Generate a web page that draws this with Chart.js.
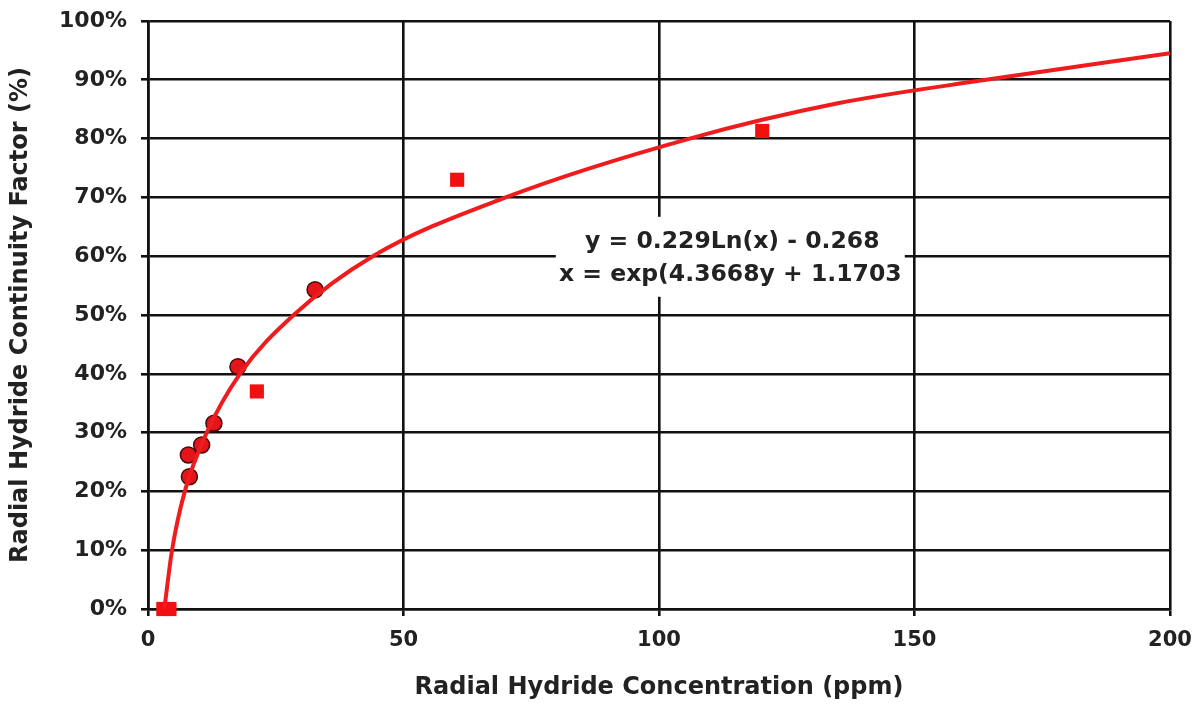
<!DOCTYPE html>
<html>
<head>
<meta charset="utf-8">
<script src="https://cdn.jsdelivr.net/npm/chart.js@4/dist/chart.umd.min.js"></script>
<style>
  html, body { margin: 0; padding: 0; background: #fff; }
  #wrap { width: 1200px; height: 706px; }
</style>
</head>
<body>
<div id="wrap"><canvas id="hydrideChart"></canvas></div>
<script>
// trendline (ppm, %)
const curveX = [3.2, 4.7, 7.2, 11.5, 18, 28.5, 44, 70, 106, 135, 164, 200];
const curveY = [0, 10, 20, 30, 40, 50, 60, 70, 80, 86, 90, 94.5];

// round markers
const circleX = [7.9, 8.1, 10.5, 12.9, 17.6, 32.7];
const circleY = [26.2, 22.5, 27.9, 31.6, 41.2, 54.3];

// square markers
const squareX = [3, 4.2, 21.3, 60.5, 120.2];
const squareY = [0, 0, 37, 73, 81.3];

const xTicks = [0, 50, 100, 150, 200];
const equationLines = ['y = 0.229Ln(x) - 0.268', 'x = exp(4.3668y + 1.1703'];

const toPoints = (xs, ys) => xs.map((x, i) => ({ x: x, y: ys[i] }));

const FONT = 'DejaVu Sans';
const TEXT = '#222';

// white box with the fit equation
const equationBox = {
  id: 'equationBox',
  afterDraw(chart) {
    const { ctx, scales } = chart;
    const x1 = scales.x.getPixelForValue(79.8);
    const x2 = scales.x.getPixelForValue(148.1);
    const y1 = scales.y.getPixelForValue(66.7);
    const y2 = scales.y.getPixelForValue(53.1);
    ctx.save();
    ctx.fillStyle = '#fff';
    ctx.fillRect(x1, y1, x2 - x1, y2 - y1);
    ctx.fillStyle = TEXT;
    ctx.font = 'bold 23.5px ' + FONT;
    ctx.textAlign = 'center';
    ctx.textBaseline = 'middle';
    const cx = (x1 + x2) / 2;
    ctx.fillText(equationLines[0], cx + 2, y1 + 25);
    ctx.fillText(equationLines[1], cx, y1 + 58);
    ctx.restore();
  }
};

const config = {
  type: 'scatter',
  data: {
    datasets: [
      {
        data: toPoints(curveX, curveY),
        showLine: true,
        borderColor: '#ee1c1c',
        borderWidth: 4,
        pointRadius: 0,
        cubicInterpolationMode: 'monotone',
        clip: false
      },
      {
        data: toPoints(circleX, circleY),
        pointStyle: 'circle',
        pointRadius: 8,
        backgroundColor: '#e3141a',
        borderColor: '#4a0a0a',
        borderWidth: 1.5,
        clip: false
      },
      {
        data: toPoints(squareX, squareY),
        pointStyle: 'rect',
        pointRadius: 10,
        backgroundColor: '#f01010',
        borderWidth: 0,
        clip: false
      }
    ]
  },
  options: {
    responsive: true,
    maintainAspectRatio: false,
    animation: false,
    layout: { padding: { top: 21, right: 30, left: 0, bottom: 0 } },
    plugins: {
      legend: { display: false },
      tooltip: { enabled: false }
    },
    scales: {
      x: {
        type: 'linear',
        min: 0,
        max: 200,
        afterBuildTicks: (scale) => { scale.ticks = xTicks.map(v => ({ value: v })); },
        afterFit: (scale) => {
          scale.height = 97;
          scale.paddingLeft = 0;
          scale.paddingRight = 0;
        },
        grid: { color: '#111', lineWidth: 2.6, tickLength: 7 },
        border: { color: '#111', width: 2.6 },
        ticks: { color: TEXT, padding: 12, font: { family: FONT, size: 21, weight: 'bold' } },
        title: {
          display: true,
          text: 'Radial Hydride Concentration (ppm)',
          color: TEXT,
          padding: { top: 0, bottom: 4 },
          font: { family: FONT, size: 24, weight: 'bold' }
        }
      },
      y: {
        min: 0,
        max: 100,
        afterFit: (scale) => {
          scale.width = 148;
          scale.paddingTop = 0;
          scale.paddingBottom = 0;
        },
        grid: { color: '#111', lineWidth: 2.6, tickLength: 7 },
        border: { color: '#111', width: 2.6 },
        ticks: {
          stepSize: 10,
          color: TEXT,
          padding: 14,
          font: { family: FONT, size: 22, weight: 'bold' },
          callback: (v) => v + '%'
        },
        title: {
          display: true,
          text: 'Radial Hydride Continuity Factor (%)',
          color: TEXT,
          padding: { top: 6, bottom: 0 },
          font: { family: FONT, size: 24, weight: 'bold' }
        }
      }
    }
  },
  plugins: [equationBox]
};

new Chart(document.getElementById('hydrideChart'), config);
</script>
</body>
</html>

*Exercise brief:* Give the material again exactly as it is, but keep the pictures out.

*Response for this exercise:*
Generate a web page that draws this with Chart.js.
<!DOCTYPE html>
<html>
<head>
<meta charset="utf-8">
<script src="https://cdn.jsdelivr.net/npm/chart.js@4/dist/chart.umd.min.js"></script>
<style>
  html, body { margin: 0; padding: 0; background: #fff; }
  #wrap { width: 1200px; height: 706px; }
</style>
</head>
<body>
<div id="wrap"><canvas id="hydrideChart"></canvas></div>
<script>
// trendline (ppm, %)
const curveX = [3.2, 4.7, 7.2, 11.5, 18, 28.5, 44, 70, 106, 135, 164, 200];
const curveY = [0, 10, 20, 30, 40, 50, 60, 70, 80, 86, 90, 94.5];

// round markers
const circleX = [7.9, 8.1, 10.5, 12.9, 17.6, 32.7];
const circleY = [26.2, 22.5, 27.9, 31.6, 41.2, 54.3];

// square markers
const squareX = [3, 4.2, 21.3, 60.5, 120.2];
const squareY = [0, 0, 37, 73, 81.3];

const xTicks = [0, 50, 100, 150, 200];
const equationLines = ['y = 0.229Ln(x) - 0.268', 'x = exp(4.3668y + 1.1703'];

const toPoints = (xs, ys) => xs.map((x, i) => ({ x: x, y: ys[i] }));

const FONT = 'DejaVu Sans';
const TEXT = '#222';

// white box with the fit equation
const equationBox = {
  id: 'equationBox',
  afterDraw(chart) {
    const { ctx, scales } = chart;
    const x1 = scales.x.getPixelForValue(79.8);
    const x2 = scales.x.getPixelForValue(148.1);
    const y1 = scales.y.getPixelForValue(66.7);
    const y2 = scales.y.getPixelForValue(53.1);
    ctx.save();
    ctx.fillStyle = '#fff';
    ctx.fillRect(x1, y1, x2 - x1, y2 - y1);
    ctx.fillStyle = TEXT;
    ctx.font = 'bold 23.5px ' + FONT;
    ctx.textAlign = 'center';
    ctx.textBaseline = 'middle';
    const cx = (x1 + x2) / 2;
    ctx.fillText(equationLines[0], cx + 2, y1 + 25);
    ctx.fillText(equationLines[1], cx, y1 + 58);
    ctx.restore();
  }
};

const config = {
  type: 'scatter',
  data: {
    datasets: [
      {
        data: toPoints(curveX, curveY),
        showLine: true,
        borderColor: '#ee1c1c',
        borderWidth: 4,
        pointRadius: 0,
        cubicInterpolationMode: 'monotone',
        clip: false
      },
      {
        data: toPoints(circleX, circleY),
        pointStyle: 'circle',
        pointRadius: 8,
        backgroundColor: '#e3141a',
        borderColor: '#4a0a0a',
        borderWidth: 1.5,
        clip: false
      },
      {
        data: toPoints(squareX, squareY),
        pointStyle: 'rect',
        pointRadius: 10,
        backgroundColor: '#f01010',
        borderWidth: 0,
        clip: false
      }
    ]
  },
  options: {
    responsive: true,
    maintainAspectRatio: false,
    animation: false,
    layout: { padding: { top: 21, right: 30, left: 0, bottom: 0 } },
    plugins: {
      legend: { display: false },
      tooltip: { enabled: false }
    },
    scales: {
      x: {
        type: 'linear',
        min: 0,
        max: 200,
        afterBuildTicks: (scale) => { scale.ticks = xTicks.map(v => ({ value: v })); },
        afterFit: (scale) => {
          scale.height = 97;
          scale.paddingLeft = 0;
          scale.paddingRight = 0;
        },
        grid: { color: '#111', lineWidth: 2.6, tickLength: 7 },
        border: { color: '#111', width: 2.6 },
        ticks: { color: TEXT, padding: 12, font: { family: FONT, size: 21, weight: 'bold' } },
        title: {
          display: true,
          text: 'Radial Hydride Concentration (ppm)',
          color: TEXT,
          padding: { top: 0, bottom: 4 },
          font: { family: FONT, size: 24, weight: 'bold' }
        }
      },
      y: {
        min: 0,
        max: 100,
        afterFit: (scale) => {
          scale.width = 148;
          scale.paddingTop = 0;
          scale.paddingBottom = 0;
        },
        grid: { color: '#111', lineWidth: 2.6, tickLength: 7 },
        border: { color: '#111', width: 2.6 },
        ticks: {
          stepSize: 10,
          color: TEXT,
          padding: 14,
          font: { family: FONT, size: 22, weight: 'bold' },
          callback: (v) => v + '%'
        },
        title: {
          display: true,
          text: 'Radial Hydride Continuity Factor (%)',
          color: TEXT,
          padding: { top: 6, bottom: 0 },
          font: { family: FONT, size: 24, weight: 'bold' }
        }
      }
    }
  },
  plugins: [equationBox]
};

new Chart(document.getElementById('hydrideChart'), config);
</script>
</body>
</html>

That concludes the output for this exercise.